Please fill out the introductory survey here so that I know something about your background and experience.
6 Schedule (subject to modification)
Day | Topic | Discussion Material | Recommended Readings |
---|---|---|---|
6/24 | Introduction to information theory | Gleick (2011: Ch. 7) | Pereira (2000), Goldsmith (2007) highly recommended if you do not have a background in probability theory |
6/27 | Efficient Coding and the Lexicon | Piantadosi et al. (2011) | Dye et al. (2018), Liu et al. (2019) |
7/2 | Complexity of Languages | Bentz et al. (2017) | Cotterell et al. (2018), Shannon (1951) |
7/5 | Online Processing | Smith & Levy (2013) | Jaeger (2010), Levy et al. (2009) |
7/9 | Efficiency in Syntax | Futrell et al. (2015) | Jaeger & Tily (2010), Futrell & Levy (2017), Futrell et al. (2019) |
7/12 | Lexical Semantics and the Information Bottleneck | Zaslavsky et al. (2018) | Zaslavsky et al. (2019), Gibson et al. (2017), Sims (2018) |
7/16 | Morphological Complexity | Cotterell et al. (2019) | Koplenig et al. (2017), Ackerman & Malouf (2013) |
7/19 | Learning and Algorithmic Information Theory | Hsu et al. (2013) | Piantadosi & Fedorenko (2017) |
7 Resources
- On information theory
There is a Khan Academy video course on information theory, which is highly recommended.
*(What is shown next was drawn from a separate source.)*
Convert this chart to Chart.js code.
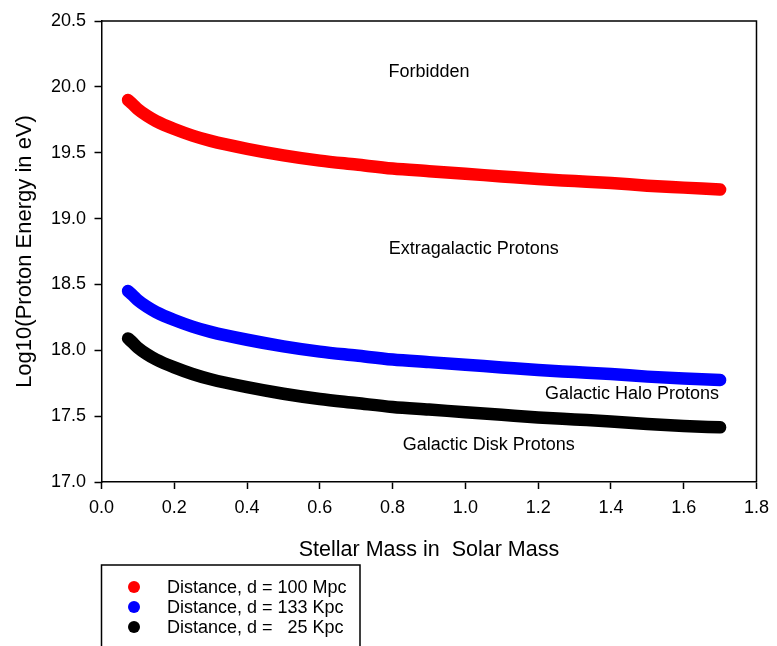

James Gleick wrote a popular book about information theory. The Information: A History, A Theory, a Flood.
The comprehensive textbook on information theory is Cover & Thomas (2006). Prof. Cover's lectures based on the book are online. If you have a strong math background, this is the book to work through.
A more accessible introduction is given in MacKay (2003).
A short accessible introduction is given in Cherry (1957).
On probability
If you would like to brush up on probability theory, I recommend watching John Tsitiklis's lectures.
On information-theoretic linguistics
There has been a lot of fascinating work beyond the papers listed in the schedule about applying information theory to the study of human language. Here I will give a sampler of some work which I had to leave out of the main course.
Work on information-theoretic phonology started with Cherry, Halle & Jakobson (1953). More recent work includes Goldsmith & Riggle (2011) and Hall et al. (2016).
There has been a lot of work on information-theoretic models of morphological processing. A good place to start with this stuff is Milin et al. (2009).
8 Requirements & Grading
- Grade breakdown
Your grade will be determined by your final paper. In the final paper (3 pages double-spaced), you will be asked to elaborate on a proposed application of information theory to a linguistic problem, and to propose an experiment or set of experiments to test the theory.
The final paper will be due at the beginning of class on the last day of class.